____ RAW DATA

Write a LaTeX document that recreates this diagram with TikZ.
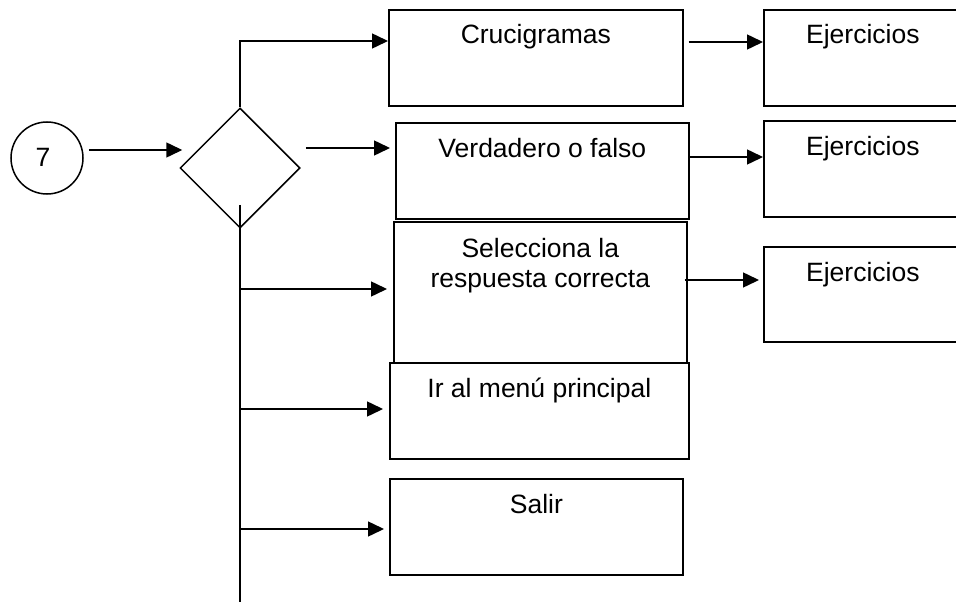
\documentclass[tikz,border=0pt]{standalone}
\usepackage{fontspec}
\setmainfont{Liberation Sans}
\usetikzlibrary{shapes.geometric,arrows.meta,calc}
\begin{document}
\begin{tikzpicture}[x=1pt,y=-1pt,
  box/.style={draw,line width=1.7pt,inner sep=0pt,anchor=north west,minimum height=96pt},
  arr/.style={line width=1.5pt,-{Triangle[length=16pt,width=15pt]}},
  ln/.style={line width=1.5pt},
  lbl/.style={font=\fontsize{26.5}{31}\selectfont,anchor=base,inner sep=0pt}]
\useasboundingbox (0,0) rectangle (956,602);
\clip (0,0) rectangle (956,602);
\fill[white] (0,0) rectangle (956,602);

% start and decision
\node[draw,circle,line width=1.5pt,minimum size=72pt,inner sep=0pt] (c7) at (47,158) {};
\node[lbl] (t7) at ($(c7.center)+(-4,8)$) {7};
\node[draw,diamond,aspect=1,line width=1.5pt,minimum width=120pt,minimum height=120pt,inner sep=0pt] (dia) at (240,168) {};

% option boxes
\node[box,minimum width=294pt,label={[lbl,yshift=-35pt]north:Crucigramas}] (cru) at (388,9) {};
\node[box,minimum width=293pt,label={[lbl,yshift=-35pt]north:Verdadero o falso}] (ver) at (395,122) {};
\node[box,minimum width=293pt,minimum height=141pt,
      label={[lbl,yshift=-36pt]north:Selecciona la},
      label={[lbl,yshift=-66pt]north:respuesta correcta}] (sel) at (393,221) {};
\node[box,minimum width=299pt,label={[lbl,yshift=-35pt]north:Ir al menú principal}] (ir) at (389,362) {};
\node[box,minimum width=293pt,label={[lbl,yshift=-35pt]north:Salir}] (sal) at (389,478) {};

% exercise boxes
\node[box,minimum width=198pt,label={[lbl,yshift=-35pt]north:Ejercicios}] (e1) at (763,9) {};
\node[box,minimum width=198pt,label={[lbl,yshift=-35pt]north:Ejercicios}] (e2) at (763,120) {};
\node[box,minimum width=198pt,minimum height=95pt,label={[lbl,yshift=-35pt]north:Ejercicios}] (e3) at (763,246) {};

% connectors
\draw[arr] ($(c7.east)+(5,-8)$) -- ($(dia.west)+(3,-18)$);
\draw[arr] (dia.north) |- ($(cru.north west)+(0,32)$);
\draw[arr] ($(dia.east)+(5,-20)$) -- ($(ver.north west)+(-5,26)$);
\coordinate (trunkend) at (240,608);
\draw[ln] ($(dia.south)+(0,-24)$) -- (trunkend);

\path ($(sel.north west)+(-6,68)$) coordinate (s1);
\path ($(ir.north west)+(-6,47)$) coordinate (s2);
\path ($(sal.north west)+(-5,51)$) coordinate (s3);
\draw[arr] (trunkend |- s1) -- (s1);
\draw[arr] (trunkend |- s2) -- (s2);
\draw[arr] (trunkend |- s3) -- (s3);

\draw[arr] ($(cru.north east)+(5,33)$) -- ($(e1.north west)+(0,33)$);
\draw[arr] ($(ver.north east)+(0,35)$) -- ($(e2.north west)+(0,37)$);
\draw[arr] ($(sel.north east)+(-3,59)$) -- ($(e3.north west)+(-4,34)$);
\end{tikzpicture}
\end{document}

________

- _PROBLEM TO WORK ON_
Without any pictures, reproduce the lines from the first one in the material through the line that has "($(dia.south)+(0,-24)$) -- (trunkend);", exactly as they appear.

- _FINAL RESULT_
Write a LaTeX document that recreates this diagram with TikZ.
\documentclass[tikz,border=0pt]{standalone}
\usepackage{fontspec}
\setmainfont{Liberation Sans}
\usetikzlibrary{shapes.geometric,arrows.meta,calc}
\begin{document}
\begin{tikzpicture}[x=1pt,y=-1pt,
  box/.style={draw,line width=1.7pt,inner sep=0pt,anchor=north west,minimum height=96pt},
  arr/.style={line width=1.5pt,-{Triangle[length=16pt,width=15pt]}},
  ln/.style={line width=1.5pt},
  lbl/.style={font=\fontsize{26.5}{31}\selectfont,anchor=base,inner sep=0pt}]
\useasboundingbox (0,0) rectangle (956,602);
\clip (0,0) rectangle (956,602);
\fill[white] (0,0) rectangle (956,602);

% start and decision
\node[draw,circle,line width=1.5pt,minimum size=72pt,inner sep=0pt] (c7) at (47,158) {};
\node[lbl] (t7) at ($(c7.center)+(-4,8)$) {7};
\node[draw,diamond,aspect=1,line width=1.5pt,minimum width=120pt,minimum height=120pt,inner sep=0pt] (dia) at (240,168) {};

% option boxes
\node[box,minimum width=294pt,label={[lbl,yshift=-35pt]north:Crucigramas}] (cru) at (388,9) {};
\node[box,minimum width=293pt,label={[lbl,yshift=-35pt]north:Verdadero o falso}] (ver) at (395,122) {};
\node[box,minimum width=293pt,minimum height=141pt,
      label={[lbl,yshift=-36pt]north:Selecciona la},
      label={[lbl,yshift=-66pt]north:respuesta correcta}] (sel) at (393,221) {};
\node[box,minimum width=299pt,label={[lbl,yshift=-35pt]north:Ir al menú principal}] (ir) at (389,362) {};
\node[box,minimum width=293pt,label={[lbl,yshift=-35pt]north:Salir}] (sal) at (389,478) {};

% exercise boxes
\node[box,minimum width=198pt,label={[lbl,yshift=-35pt]north:Ejercicios}] (e1) at (763,9) {};
\node[box,minimum width=198pt,label={[lbl,yshift=-35pt]north:Ejercicios}] (e2) at (763,120) {};
\node[box,minimum width=198pt,minimum height=95pt,label={[lbl,yshift=-35pt]north:Ejercicios}] (e3) at (763,246) {};

% connectors
\draw[arr] ($(c7.east)+(5,-8)$) -- ($(dia.west)+(3,-18)$);
\draw[arr] (dia.north) |- ($(cru.north west)+(0,32)$);
\draw[arr] ($(dia.east)+(5,-20)$) -- ($(ver.north west)+(-5,26)$);
\coordinate (trunkend) at (240,608);
\draw[ln] ($(dia.south)+(0,-24)$) -- (trunkend);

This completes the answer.